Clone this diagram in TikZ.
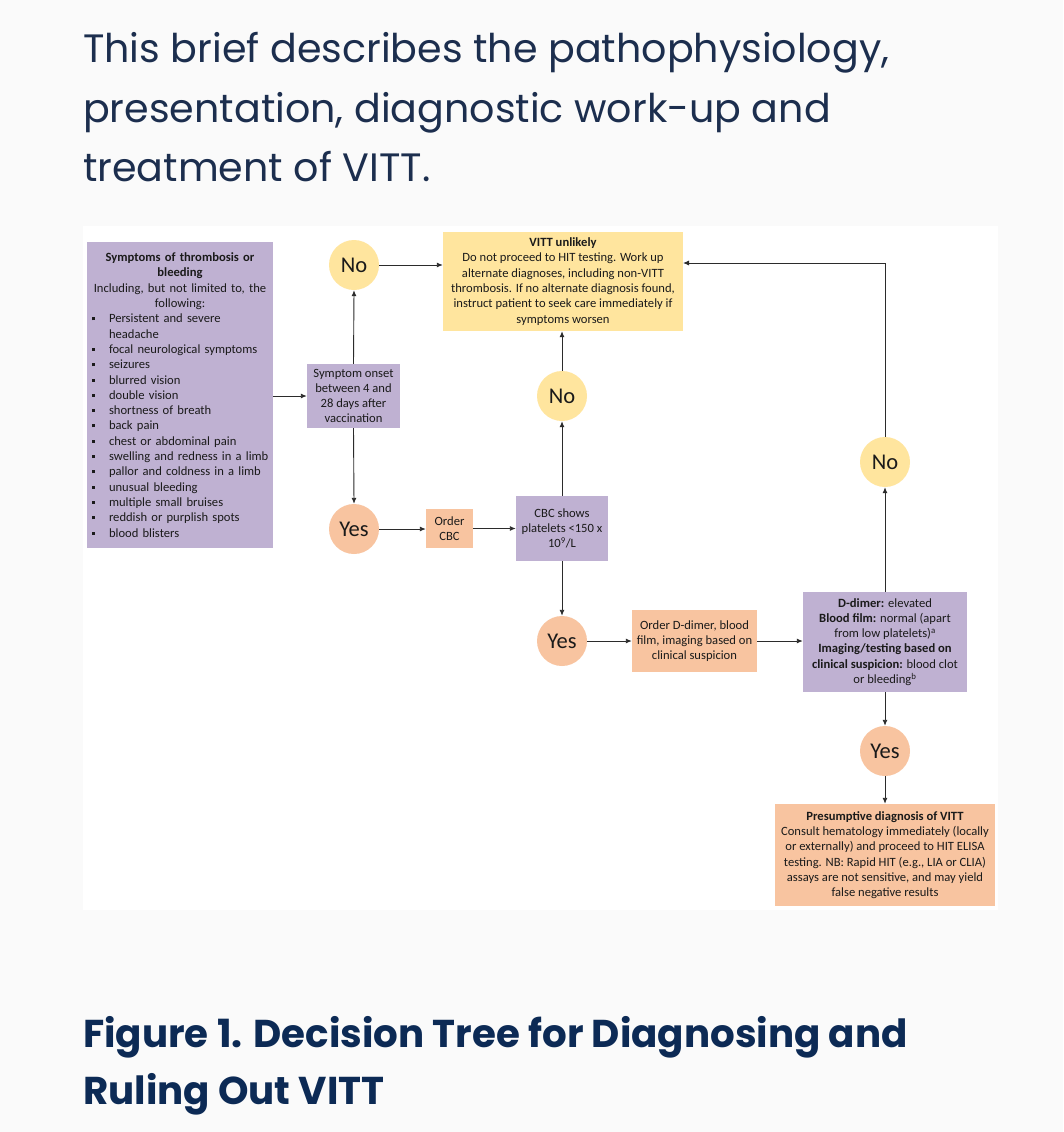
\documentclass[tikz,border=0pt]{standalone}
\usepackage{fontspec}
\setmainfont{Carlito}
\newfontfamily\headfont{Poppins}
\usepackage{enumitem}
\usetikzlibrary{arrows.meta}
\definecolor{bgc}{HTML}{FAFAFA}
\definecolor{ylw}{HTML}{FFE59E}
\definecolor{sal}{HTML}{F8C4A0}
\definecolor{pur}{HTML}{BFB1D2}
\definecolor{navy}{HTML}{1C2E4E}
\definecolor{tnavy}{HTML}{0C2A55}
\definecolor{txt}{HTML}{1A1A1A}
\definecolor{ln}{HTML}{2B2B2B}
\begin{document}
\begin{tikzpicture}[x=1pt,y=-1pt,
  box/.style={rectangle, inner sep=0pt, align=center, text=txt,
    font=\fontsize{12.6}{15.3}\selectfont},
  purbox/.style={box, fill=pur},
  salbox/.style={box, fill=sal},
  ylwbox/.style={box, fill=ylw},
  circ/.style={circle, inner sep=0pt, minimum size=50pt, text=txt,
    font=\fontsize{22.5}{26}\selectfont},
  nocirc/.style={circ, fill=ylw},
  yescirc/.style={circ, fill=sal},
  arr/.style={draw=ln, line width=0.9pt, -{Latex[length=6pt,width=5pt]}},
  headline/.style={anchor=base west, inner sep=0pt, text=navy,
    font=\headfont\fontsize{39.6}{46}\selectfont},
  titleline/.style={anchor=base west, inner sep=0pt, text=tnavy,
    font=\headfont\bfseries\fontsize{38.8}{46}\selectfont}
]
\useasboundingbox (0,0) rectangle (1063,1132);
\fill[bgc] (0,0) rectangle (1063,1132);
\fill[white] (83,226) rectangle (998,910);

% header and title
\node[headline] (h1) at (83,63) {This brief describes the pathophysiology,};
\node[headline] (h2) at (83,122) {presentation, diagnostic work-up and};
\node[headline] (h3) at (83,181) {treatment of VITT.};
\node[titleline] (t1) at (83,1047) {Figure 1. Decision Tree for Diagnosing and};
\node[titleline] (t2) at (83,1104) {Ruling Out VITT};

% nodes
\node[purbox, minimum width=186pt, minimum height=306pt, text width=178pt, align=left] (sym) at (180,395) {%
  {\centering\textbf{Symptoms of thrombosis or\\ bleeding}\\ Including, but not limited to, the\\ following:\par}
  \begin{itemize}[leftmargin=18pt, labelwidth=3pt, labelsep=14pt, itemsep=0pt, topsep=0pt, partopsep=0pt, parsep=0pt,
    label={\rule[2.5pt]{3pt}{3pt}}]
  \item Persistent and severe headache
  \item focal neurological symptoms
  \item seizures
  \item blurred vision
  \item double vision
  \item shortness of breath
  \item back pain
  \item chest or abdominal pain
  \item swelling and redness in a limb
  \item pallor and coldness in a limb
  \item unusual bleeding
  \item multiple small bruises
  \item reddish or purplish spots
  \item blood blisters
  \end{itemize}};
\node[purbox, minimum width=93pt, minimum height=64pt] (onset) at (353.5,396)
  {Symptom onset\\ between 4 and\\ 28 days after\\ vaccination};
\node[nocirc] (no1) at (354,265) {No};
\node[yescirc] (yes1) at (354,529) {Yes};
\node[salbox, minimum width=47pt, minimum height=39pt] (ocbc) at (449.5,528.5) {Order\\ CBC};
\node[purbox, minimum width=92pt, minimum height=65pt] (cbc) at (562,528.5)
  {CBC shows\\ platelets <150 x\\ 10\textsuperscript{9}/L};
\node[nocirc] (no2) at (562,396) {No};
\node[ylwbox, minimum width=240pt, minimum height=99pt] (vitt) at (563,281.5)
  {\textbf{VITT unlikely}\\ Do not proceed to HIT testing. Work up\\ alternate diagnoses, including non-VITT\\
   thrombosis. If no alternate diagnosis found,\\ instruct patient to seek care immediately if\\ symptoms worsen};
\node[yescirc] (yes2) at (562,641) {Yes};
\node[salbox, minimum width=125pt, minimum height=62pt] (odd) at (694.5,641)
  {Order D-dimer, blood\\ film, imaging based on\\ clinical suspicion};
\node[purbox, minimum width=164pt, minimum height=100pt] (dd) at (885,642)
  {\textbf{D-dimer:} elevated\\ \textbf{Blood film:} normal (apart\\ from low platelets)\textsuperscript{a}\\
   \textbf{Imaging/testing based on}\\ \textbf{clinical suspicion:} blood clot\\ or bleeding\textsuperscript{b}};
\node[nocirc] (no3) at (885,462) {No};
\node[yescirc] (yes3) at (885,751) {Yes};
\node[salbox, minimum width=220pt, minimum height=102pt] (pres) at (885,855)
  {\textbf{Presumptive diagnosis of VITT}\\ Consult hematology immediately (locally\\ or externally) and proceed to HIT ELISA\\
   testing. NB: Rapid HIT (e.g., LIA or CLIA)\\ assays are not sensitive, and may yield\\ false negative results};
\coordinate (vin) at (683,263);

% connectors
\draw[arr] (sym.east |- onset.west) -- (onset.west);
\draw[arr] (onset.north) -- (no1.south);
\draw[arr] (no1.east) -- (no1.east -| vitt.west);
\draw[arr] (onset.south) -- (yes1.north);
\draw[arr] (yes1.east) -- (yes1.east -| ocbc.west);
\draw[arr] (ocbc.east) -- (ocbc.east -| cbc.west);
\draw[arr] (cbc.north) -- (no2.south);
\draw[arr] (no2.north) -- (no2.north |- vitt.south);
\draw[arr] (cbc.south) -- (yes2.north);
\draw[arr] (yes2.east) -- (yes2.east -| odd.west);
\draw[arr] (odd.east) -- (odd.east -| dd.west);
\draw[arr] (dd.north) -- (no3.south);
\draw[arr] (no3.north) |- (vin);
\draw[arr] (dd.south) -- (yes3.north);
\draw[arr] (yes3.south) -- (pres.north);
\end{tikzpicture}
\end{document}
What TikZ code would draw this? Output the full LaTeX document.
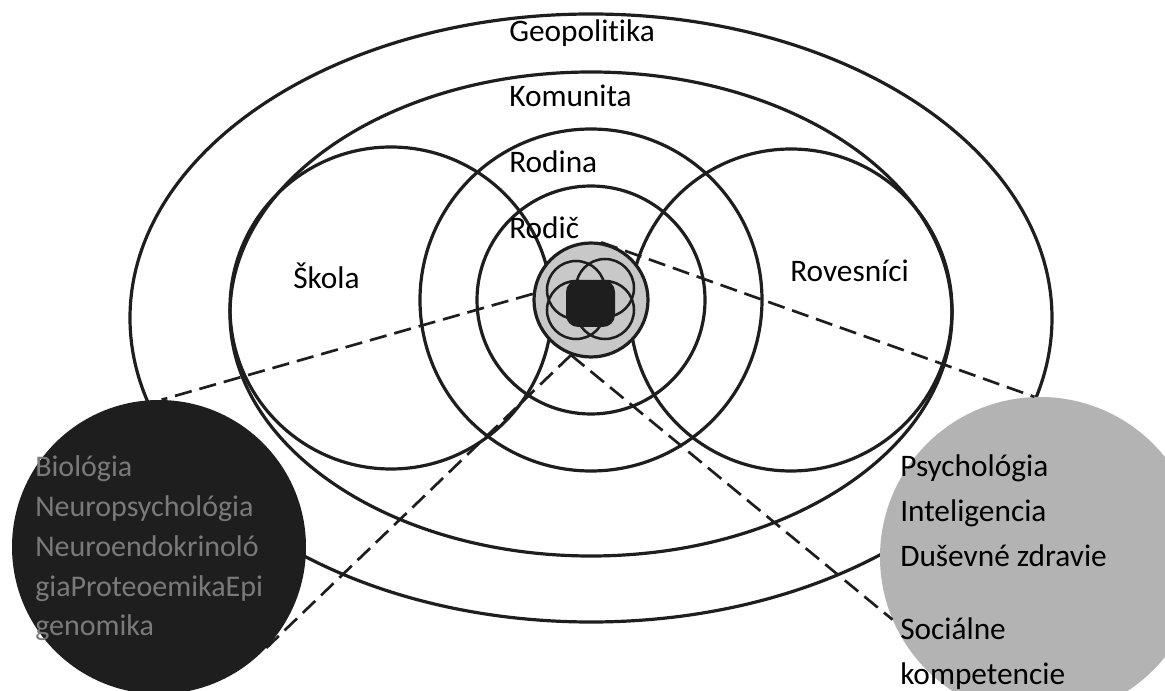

> [GIVEN PROBLEM]
Extract every line of the data exactly; pictures stay out.

> [TASK RESPONSE]
Clone this diagram in TikZ.
\documentclass[tikz,border=0pt]{standalone}
\usepackage{fontspec}
\setmainfont{Carlito}
\newfontfamily\headfont{Poppins}
\usepackage{enumitem}
\usetikzlibrary{arrows.meta}
\definecolor{bgc}{HTML}{FAFAFA}
\definecolor{ylw}{HTML}{FFE59E}
\definecolor{sal}{HTML}{F8C4A0}
\definecolor{pur}{HTML}{BFB1D2}
\definecolor{navy}{HTML}{1C2E4E}
\definecolor{tnavy}{HTML}{0C2A55}
\definecolor{txt}{HTML}{1A1A1A}
\definecolor{ln}{HTML}{2B2B2B}
\begin{document}
\begin{tikzpicture}[x=1pt,y=-1pt,
  box/.style={rectangle, inner sep=0pt, align=center, text=txt,
    font=\fontsize{12.6}{15.3}\selectfont},
  purbox/.style={box, fill=pur},
  salbox/.style={box, fill=sal},
  ylwbox/.style={box, fill=ylw},
  circ/.style={circle, inner sep=0pt, minimum size=50pt, text=txt,
    font=\fontsize{22.5}{26}\selectfont},
  nocirc/.style={circ, fill=ylw},
  yescirc/.style={circ, fill=sal},
  arr/.style={draw=ln, line width=0.9pt, -{Latex[length=6pt,width=5pt]}},
  headline/.style={anchor=base west, inner sep=0pt, text=navy,
    font=\headfont\fontsize{39.6}{46}\selectfont},
  titleline/.style={anchor=base west, inner sep=0pt, text=tnavy,
    font=\headfont\bfseries\fontsize{38.8}{46}\selectfont}
]
\useasboundingbox (0,0) rectangle (1063,1132);
\fill[bgc] (0,0) rectangle (1063,1132);
\fill[white] (83,226) rectangle (998,910);

% header and title
\node[headline] (h1) at (83,63) {This brief describes the pathophysiology,};
\node[headline] (h2) at (83,122) {presentation, diagnostic work-up and};
\node[headline] (h3) at (83,181) {treatment of VITT.};
\node[titleline] (t1) at (83,1047) {Figure 1. Decision Tree for Diagnosing and};
\node[titleline] (t2) at (83,1104) {Ruling Out VITT};

% nodes
\node[purbox, minimum width=186pt, minimum height=306pt, text width=178pt, align=left] (sym) at (180,395) {%
  {\centering\textbf{Symptoms of thrombosis or\\ bleeding}\\ Including, but not limited to, the\\ following:\par}
  \begin{itemize}[leftmargin=18pt, labelwidth=3pt, labelsep=14pt, itemsep=0pt, topsep=0pt, partopsep=0pt, parsep=0pt,
    label={\rule[2.5pt]{3pt}{3pt}}]
  \item Persistent and severe headache
  \item focal neurological symptoms
  \item seizures
  \item blurred vision
  \item double vision
  \item shortness of breath
  \item back pain
  \item chest or abdominal pain
  \item swelling and redness in a limb
  \item pallor and coldness in a limb
  \item unusual bleeding
  \item multiple small bruises
  \item reddish or purplish spots
  \item blood blisters
  \end{itemize}};
\node[purbox, minimum width=93pt, minimum height=64pt] (onset) at (353.5,396)
  {Symptom onset\\ between 4 and\\ 28 days after\\ vaccination};
\node[nocirc] (no1) at (354,265) {No};
\node[yescirc] (yes1) at (354,529) {Yes};
\node[salbox, minimum width=47pt, minimum height=39pt] (ocbc) at (449.5,528.5) {Order\\ CBC};
\node[purbox, minimum width=92pt, minimum height=65pt] (cbc) at (562,528.5)
  {CBC shows\\ platelets <150 x\\ 10\textsuperscript{9}/L};
\node[nocirc] (no2) at (562,396) {No};
\node[ylwbox, minimum width=240pt, minimum height=99pt] (vitt) at (563,281.5)
  {\textbf{VITT unlikely}\\ Do not proceed to HIT testing. Work up\\ alternate diagnoses, including non-VITT\\
   thrombosis. If no alternate diagnosis found,\\ instruct patient to seek care immediately if\\ symptoms worsen};
\node[yescirc] (yes2) at (562,641) {Yes};
\node[salbox, minimum width=125pt, minimum height=62pt] (odd) at (694.5,641)
  {Order D-dimer, blood\\ film, imaging based on\\ clinical suspicion};
\node[purbox, minimum width=164pt, minimum height=100pt] (dd) at (885,642)
  {\textbf{D-dimer:} elevated\\ \textbf{Blood film:} normal (apart\\ from low platelets)\textsuperscript{a}\\
   \textbf{Imaging/testing based on}\\ \textbf{clinical suspicion:} blood clot\\ or bleeding\textsuperscript{b}};
\node[nocirc] (no3) at (885,462) {No};
\node[yescirc] (yes3) at (885,751) {Yes};
\node[salbox, minimum width=220pt, minimum height=102pt] (pres) at (885,855)
  {\textbf{Presumptive diagnosis of VITT}\\ Consult hematology immediately (locally\\ or externally) and proceed to HIT ELISA\\
   testing. NB: Rapid HIT (e.g., LIA or CLIA)\\ assays are not sensitive, and may yield\\ false negative results};
\coordinate (vin) at (683,263);

% connectors
\draw[arr] (sym.east |- onset.west) -- (onset.west);
\draw[arr] (onset.north) -- (no1.south);
\draw[arr] (no1.east) -- (no1.east -| vitt.west);
\draw[arr] (onset.south) -- (yes1.north);
\draw[arr] (yes1.east) -- (yes1.east -| ocbc.west);
\draw[arr] (ocbc.east) -- (ocbc.east -| cbc.west);
\draw[arr] (cbc.north) -- (no2.south);
\draw[arr] (no2.north) -- (no2.north |- vitt.south);
\draw[arr] (cbc.south) -- (yes2.north);
\draw[arr] (yes2.east) -- (yes2.east -| odd.west);
\draw[arr] (odd.east) -- (odd.east -| dd.west);
\draw[arr] (dd.north) -- (no3.south);
\draw[arr] (no3.north) |- (vin);
\draw[arr] (dd.south) -- (yes3.north);
\draw[arr] (yes3.south) -- (pres.north);
\end{tikzpicture}
\end{document}
What TikZ code would draw this? Output the full LaTeX document.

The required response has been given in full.